25th Mar 2015 5:00pm-6:30pm
M2, Board Room, Grand Parade
Talk
How does one navigate ethical terrains in the real world?
A student-led research forum panel
We would like to welcome three speakers from diverse disciplinary positions to talk about how they encounter ethics in their research.
For further information contact:F.Roulston@brighton.ac.uk or t.lewin@brighton.ac.uk
Chris Woods is a widely-published investigative journalist who specialises in conflict and national security issues. A former senior BBC Panorama producer, he has authored some of the key investigations into covert US drone strikes and their true effects. He was recently awarded the Martha Gellhorn Journalism Prize for his work. His new book Sudden Justice explores the secretive history of the United States’ use of armed drones. He is presently working with field researchers in Iraq on a major project, which can present significant ethical challenges.

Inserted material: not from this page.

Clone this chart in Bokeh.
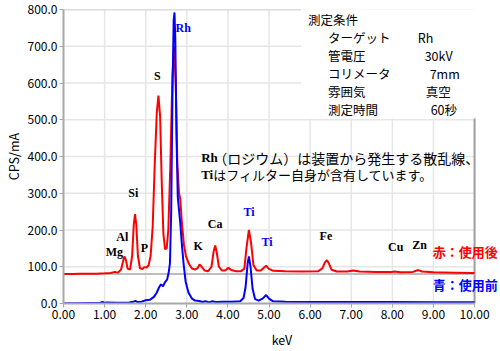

Dr Angela Campos is a Research Fellow in Science Policy Research (SPRU, Science Policy Research Unit, University of Sussex) working on the qualitative angle of the SPRU History Project. She is also a Visiting Lecturer in Culture and Conflict at the School of Humanities, University of Brighton. Angela has done extensive oral history work in various contexts, both in the U.K. and in Portugal. Having spent years interviewing veterans of the Portuguese colonial war (1961 – 1974), Angela is particularly aware of the ethical implications of doing oral history research in sensitive contexts. She is associated with the Centre for Life History and Life Writing Research at Sussex University.
James O'Leary is an architect and installation artist. He is co-founder of Kreider + O’Leary - an interdisciplinary practice that makes performance, installation and time-based media work in relation to sites of architectural and cultural interest. Since 2003, they have constructed work in prisons, churches, military sites, film locations, landscape gardens and desert environments, as well as in more traditional gallery venues across the UK, Europe, the US, Australia, and Japan. Their work ‘Light Vessel Automatic’ was exhibited at Performing Architecture at Tate Britain in 2013. They exhibited ‘Edge City’ at the Lisbon Architecture Triennale in 2013, and at The Whitechapel Gallery in 2014. Kreider + O’Leary's jointly-authored book 'Falling' was published in January 2015 by Copy Press. In 2014, he received a TECHNE doctoral research award at University of Brighton to examine the architect's role in the transformation of politically contested architectural sites.
www.kreider-oleary.net
The Arts and Humanities Research Forum (AHRF) is a research forum for staff and students in the University’s Arts and Humanities College generated by the Doctoral Centre and the Centre for Research and Development. The AHRF is a fortnightly event series open to all research students and staff as well as open to the public as audience members. The forum provides a regular facilitative context in which researchers can trial or rehearse research designs, argue for and justify appropriate methodological approaches and frameworks, and debate theory/practice relationships in their studies.